-- GIVEN INSTRUCTION --
From the listing below, output the lines between the one with "Give me the Plotly source for this chart." and the one with "offsets = [-0.167, 0.0, 0.167]", including those two, and nothing else. Pictures are not copied.

-- RECORDS FOR THE TASK --
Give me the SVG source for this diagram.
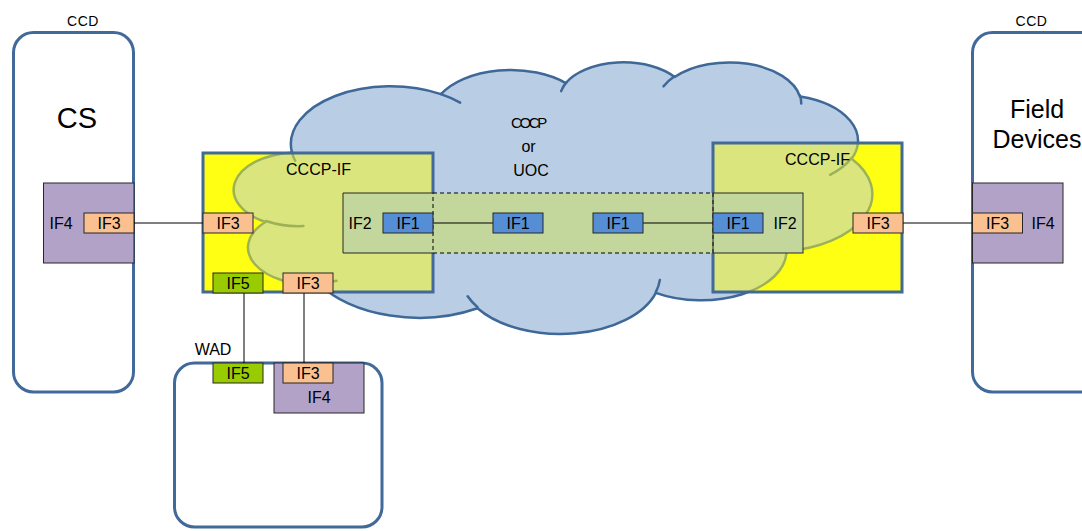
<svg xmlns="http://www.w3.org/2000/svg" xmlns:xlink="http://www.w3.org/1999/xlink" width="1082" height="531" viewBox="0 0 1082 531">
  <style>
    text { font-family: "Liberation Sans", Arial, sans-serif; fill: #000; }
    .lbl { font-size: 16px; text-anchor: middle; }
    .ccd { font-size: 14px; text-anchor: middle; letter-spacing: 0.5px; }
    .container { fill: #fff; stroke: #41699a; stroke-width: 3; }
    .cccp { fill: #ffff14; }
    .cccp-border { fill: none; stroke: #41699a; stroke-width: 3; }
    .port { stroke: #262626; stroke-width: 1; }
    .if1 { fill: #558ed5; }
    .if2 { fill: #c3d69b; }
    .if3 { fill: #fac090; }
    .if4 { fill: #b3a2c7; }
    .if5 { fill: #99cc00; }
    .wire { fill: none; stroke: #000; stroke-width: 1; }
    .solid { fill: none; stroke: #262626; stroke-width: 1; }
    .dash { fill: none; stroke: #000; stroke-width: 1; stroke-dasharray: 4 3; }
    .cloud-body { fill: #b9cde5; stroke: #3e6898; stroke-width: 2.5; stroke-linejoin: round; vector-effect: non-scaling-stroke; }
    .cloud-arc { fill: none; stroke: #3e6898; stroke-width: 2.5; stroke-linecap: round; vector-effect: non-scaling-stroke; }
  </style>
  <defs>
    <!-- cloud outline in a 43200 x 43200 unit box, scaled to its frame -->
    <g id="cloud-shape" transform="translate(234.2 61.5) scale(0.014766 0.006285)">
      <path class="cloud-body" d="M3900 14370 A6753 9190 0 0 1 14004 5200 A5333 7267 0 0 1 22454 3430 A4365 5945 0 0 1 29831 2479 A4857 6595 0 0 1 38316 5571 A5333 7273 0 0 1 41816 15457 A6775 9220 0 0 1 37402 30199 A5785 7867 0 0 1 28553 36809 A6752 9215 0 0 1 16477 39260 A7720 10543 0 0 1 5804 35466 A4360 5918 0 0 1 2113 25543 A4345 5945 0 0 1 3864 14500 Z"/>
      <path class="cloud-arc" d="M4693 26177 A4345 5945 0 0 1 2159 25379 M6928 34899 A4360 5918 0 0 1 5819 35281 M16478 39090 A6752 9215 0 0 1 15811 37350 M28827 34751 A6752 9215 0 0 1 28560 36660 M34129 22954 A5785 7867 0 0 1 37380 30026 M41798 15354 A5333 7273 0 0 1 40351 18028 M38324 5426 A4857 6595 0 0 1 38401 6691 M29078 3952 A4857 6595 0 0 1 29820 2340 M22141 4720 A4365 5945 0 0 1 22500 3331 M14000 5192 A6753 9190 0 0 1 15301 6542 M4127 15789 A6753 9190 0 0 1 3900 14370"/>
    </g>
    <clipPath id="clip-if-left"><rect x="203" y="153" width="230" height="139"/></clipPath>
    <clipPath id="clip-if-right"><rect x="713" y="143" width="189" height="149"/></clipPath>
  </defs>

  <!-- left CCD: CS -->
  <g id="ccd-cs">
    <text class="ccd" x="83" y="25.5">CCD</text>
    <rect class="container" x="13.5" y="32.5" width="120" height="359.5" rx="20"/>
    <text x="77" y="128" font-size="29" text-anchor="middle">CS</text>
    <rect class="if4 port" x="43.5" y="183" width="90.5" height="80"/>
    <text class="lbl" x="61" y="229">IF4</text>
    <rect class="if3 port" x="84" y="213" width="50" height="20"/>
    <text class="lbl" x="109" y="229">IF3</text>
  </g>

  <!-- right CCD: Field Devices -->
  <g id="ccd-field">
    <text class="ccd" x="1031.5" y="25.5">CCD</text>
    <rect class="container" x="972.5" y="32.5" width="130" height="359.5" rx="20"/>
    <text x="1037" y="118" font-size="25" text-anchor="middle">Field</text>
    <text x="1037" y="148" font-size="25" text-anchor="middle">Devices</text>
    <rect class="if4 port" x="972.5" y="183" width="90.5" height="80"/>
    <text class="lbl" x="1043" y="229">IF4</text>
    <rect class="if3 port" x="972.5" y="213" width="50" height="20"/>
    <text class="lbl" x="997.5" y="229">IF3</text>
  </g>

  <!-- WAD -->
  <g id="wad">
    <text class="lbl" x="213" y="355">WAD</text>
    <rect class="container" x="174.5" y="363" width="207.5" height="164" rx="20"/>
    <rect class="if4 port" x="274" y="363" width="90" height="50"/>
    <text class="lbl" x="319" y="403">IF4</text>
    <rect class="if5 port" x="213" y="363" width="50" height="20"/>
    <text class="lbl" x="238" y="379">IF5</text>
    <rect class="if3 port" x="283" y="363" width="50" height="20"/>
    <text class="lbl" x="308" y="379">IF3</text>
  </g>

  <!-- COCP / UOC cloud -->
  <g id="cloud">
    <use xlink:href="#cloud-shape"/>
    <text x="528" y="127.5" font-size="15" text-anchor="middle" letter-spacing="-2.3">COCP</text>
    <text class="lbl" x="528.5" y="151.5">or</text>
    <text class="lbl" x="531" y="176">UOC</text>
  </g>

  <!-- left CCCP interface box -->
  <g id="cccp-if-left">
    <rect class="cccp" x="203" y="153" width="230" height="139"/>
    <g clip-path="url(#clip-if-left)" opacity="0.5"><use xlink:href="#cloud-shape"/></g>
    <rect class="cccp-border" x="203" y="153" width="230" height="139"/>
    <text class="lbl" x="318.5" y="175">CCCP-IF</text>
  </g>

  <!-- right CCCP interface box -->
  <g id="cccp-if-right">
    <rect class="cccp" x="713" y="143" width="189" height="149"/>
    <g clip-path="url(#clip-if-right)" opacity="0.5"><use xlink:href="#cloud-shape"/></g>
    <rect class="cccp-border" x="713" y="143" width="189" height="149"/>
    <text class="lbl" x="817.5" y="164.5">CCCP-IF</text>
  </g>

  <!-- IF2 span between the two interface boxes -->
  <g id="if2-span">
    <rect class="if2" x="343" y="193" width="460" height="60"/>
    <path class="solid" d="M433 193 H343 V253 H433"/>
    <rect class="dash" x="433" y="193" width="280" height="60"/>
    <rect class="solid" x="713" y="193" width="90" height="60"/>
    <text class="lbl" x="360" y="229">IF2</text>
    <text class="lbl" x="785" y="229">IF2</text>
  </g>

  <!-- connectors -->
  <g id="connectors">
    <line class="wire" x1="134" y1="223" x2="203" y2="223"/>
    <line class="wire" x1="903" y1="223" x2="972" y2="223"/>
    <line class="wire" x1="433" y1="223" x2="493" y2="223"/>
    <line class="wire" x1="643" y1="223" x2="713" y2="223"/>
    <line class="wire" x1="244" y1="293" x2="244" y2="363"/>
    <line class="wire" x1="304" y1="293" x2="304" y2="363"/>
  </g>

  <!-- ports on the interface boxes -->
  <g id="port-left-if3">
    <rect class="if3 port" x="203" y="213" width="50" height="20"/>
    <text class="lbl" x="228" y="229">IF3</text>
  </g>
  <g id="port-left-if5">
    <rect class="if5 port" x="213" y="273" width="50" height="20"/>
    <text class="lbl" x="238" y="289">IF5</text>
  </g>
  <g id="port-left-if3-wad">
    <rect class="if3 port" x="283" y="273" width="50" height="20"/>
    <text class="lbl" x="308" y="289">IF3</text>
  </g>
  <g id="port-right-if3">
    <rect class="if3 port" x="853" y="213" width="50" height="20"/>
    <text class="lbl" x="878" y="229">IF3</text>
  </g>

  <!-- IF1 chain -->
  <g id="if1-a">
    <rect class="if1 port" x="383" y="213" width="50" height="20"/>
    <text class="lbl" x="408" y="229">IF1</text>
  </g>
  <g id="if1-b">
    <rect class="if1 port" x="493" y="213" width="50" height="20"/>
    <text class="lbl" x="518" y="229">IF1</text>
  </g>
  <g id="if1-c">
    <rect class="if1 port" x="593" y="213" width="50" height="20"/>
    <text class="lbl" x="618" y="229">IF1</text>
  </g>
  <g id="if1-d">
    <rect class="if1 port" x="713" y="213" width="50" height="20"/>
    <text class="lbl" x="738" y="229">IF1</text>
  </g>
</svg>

* * *

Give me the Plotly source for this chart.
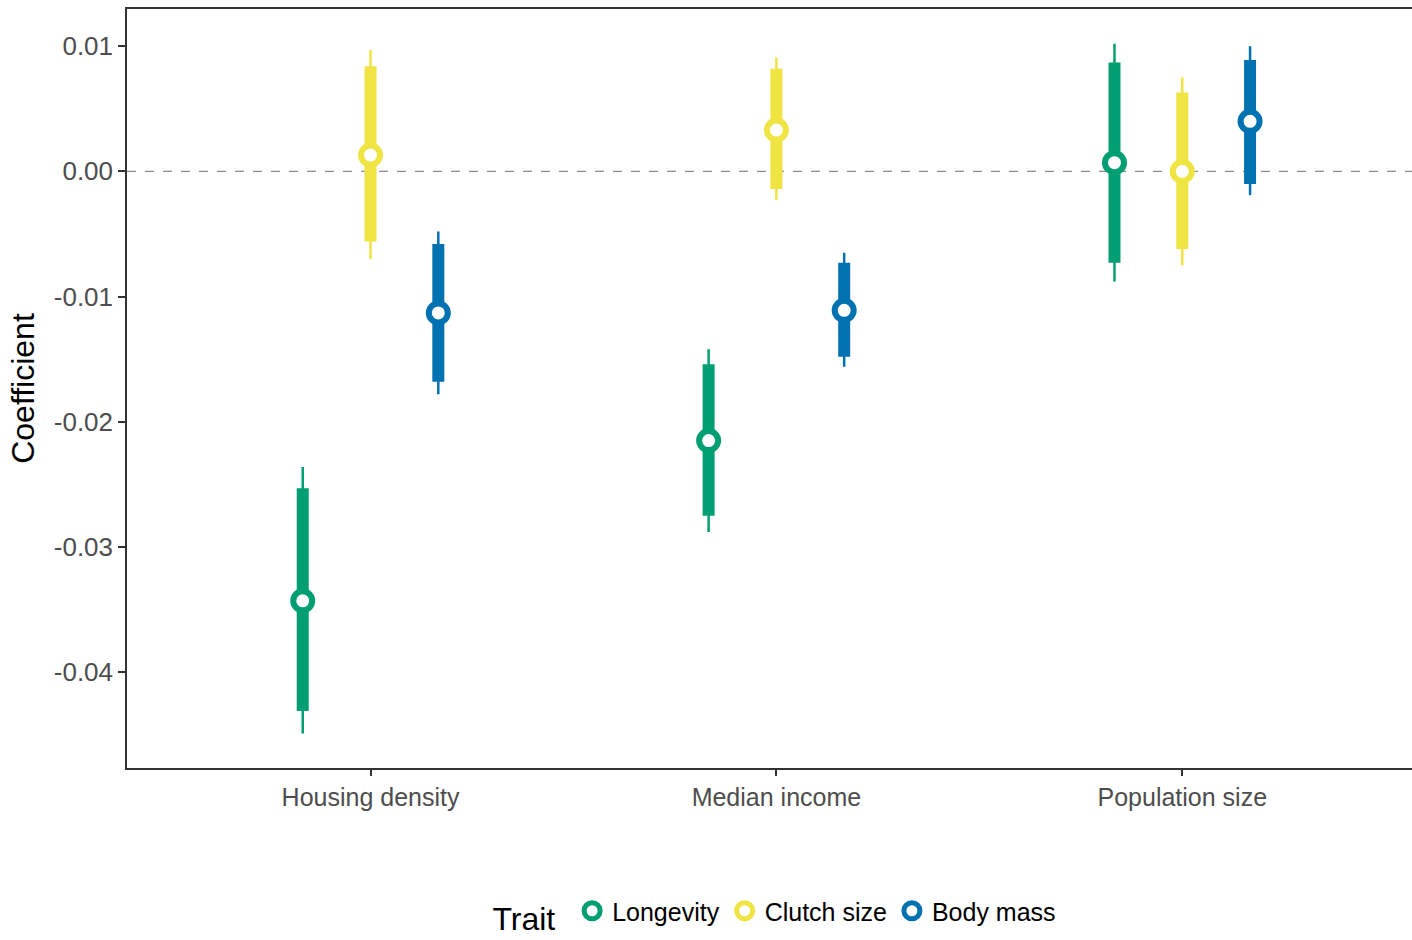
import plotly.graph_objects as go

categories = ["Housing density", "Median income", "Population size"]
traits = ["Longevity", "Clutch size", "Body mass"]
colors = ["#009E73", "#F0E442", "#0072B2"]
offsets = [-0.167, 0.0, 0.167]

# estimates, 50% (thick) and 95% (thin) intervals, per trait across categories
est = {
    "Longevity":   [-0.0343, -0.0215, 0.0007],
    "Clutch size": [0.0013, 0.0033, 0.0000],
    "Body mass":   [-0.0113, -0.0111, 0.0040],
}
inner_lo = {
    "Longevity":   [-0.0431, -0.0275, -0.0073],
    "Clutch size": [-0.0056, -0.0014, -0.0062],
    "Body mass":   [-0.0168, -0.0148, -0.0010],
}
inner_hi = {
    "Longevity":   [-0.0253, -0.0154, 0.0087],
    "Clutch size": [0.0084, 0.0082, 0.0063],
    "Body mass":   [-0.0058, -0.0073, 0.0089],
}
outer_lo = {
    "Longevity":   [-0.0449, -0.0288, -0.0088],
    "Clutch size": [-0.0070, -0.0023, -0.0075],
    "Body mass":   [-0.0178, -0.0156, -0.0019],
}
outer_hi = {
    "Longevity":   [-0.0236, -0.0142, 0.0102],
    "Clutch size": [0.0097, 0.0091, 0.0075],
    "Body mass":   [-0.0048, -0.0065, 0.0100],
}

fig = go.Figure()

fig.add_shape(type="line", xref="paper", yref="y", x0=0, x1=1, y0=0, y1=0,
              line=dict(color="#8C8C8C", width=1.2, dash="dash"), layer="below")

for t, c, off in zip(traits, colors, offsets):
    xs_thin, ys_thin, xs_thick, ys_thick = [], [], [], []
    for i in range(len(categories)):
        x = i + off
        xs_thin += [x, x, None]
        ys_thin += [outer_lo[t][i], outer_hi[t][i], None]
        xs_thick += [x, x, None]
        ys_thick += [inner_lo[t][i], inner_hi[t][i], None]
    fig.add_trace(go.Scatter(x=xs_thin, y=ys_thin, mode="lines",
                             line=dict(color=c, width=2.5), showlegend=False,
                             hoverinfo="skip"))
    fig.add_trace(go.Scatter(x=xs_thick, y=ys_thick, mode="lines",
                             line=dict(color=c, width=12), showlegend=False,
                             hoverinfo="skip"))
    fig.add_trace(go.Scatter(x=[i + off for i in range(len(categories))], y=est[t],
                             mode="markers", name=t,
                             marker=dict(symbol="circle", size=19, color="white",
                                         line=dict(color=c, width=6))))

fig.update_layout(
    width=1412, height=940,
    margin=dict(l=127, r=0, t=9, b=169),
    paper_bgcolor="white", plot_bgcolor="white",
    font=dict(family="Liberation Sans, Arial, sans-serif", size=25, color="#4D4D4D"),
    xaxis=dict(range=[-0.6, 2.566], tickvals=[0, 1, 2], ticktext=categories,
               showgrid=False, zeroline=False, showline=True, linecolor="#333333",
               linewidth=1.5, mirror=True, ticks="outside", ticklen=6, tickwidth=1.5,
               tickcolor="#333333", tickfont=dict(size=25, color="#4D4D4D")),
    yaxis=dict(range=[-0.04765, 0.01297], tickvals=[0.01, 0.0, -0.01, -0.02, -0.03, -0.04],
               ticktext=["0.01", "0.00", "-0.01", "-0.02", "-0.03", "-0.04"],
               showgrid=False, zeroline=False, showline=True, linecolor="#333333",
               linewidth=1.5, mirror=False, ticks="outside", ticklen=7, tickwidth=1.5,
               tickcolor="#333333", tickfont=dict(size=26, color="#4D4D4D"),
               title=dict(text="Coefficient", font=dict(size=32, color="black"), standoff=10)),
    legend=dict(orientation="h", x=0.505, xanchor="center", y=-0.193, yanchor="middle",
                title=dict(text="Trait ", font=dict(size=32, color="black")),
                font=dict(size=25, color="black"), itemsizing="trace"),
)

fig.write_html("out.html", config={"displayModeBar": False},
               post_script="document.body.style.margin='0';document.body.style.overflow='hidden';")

-- RESPONSE BELOW --
Give me the Plotly source for this chart.
import plotly.graph_objects as go

categories = ["Housing density", "Median income", "Population size"]
traits = ["Longevity", "Clutch size", "Body mass"]
colors = ["#009E73", "#F0E442", "#0072B2"]
offsets = [-0.167, 0.0, 0.167]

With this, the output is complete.